UK: Marine engineering yards used to create foundations for the Beatrice project could be closed after the 588MW site is completed.

Steel being cut at BiFab before being turned into foundation components (pic credit: Beatrice Offshore Windfarm Ltd)
Steel being cut at BiFab before being turned into foundation components (pic credit: Beatrice Offshore Windfarm Ltd)

Burntisland Fabrication (BiFab) has begun a "collective consultation process" whereby its workforce of 260 employees could be cut by more than 20, the company added.

The steel fabricators had been contracted to provide jacket foundations for 26 of Beatrice’s 84 wind turbines, and two jackets and piles for its offshore transformer module.

But with the contract coming to an end, and no other outstanding contracts across its renewables, oil and gas or facilities divisions, the engineering yards in Fife in eastern Scotland and Arnish on the Isle of Lewis off the country’s west coast, face closure.

BiFab has also provided jacket substructures for the Alpha Ventus, Gwynt y Mor, and Greater Gabbard projects. 

In a recent report into last year’s trends in the European offshore wind sector, WindEurope found that just 40 jackets were installed on offshore turbines last year, representing 9.4% of all foundations installed. By comparison, monopiles were the "dominant substructure" in Europe last year, taking an 87% market share of installed foundations.

BiFab states on its website that it "can also supply monopiles and pin piles on an EPC basis", but does not list projects at which it has installed these substructures, as it does with jackets.

The company’s business development manager Iain Scrimger said senior management was working with the Scottish government and trade union representatives "to do everything possible to avoid redundancies within the business".
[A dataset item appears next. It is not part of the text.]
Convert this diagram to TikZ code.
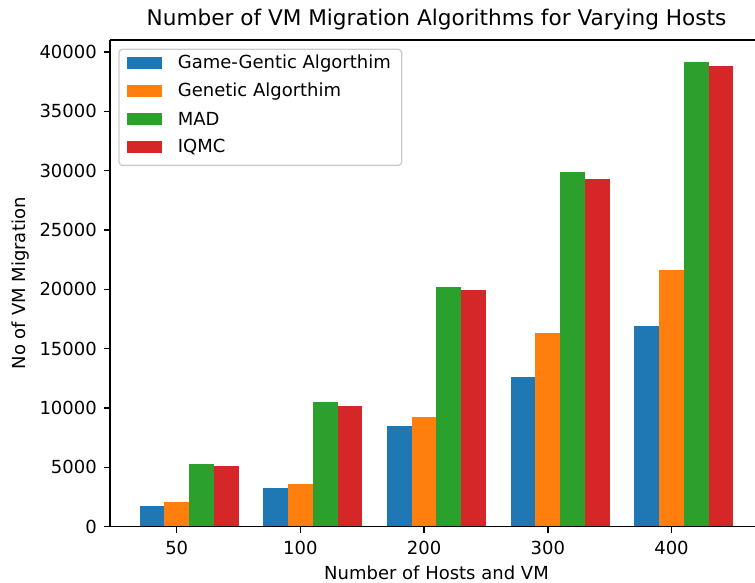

He added that the company had "a number of target projects (which) remain under tender" both in the renewables and oil and gas sectors, and that it was trying to secure further contratcs.

The company insisted "there are no intentions to close the yards", but stated that it was now going through a "natural down-manning process".

Union leaders called for BiFab, contractors, and the Scottish government to make an "eleventh hour intervention… to save these jobs".

In November, Beatrice’s owner SSE, offshore contractor Seaway Heavy Lifting, and BiFab’s majority shareholders, JCE Group, had provided cash payments to alleviate immediate cash flow issues.

The Scottish government, which approved Beatrice in March 2014, had also said it would make a commercial loan available to BiFab if necessary.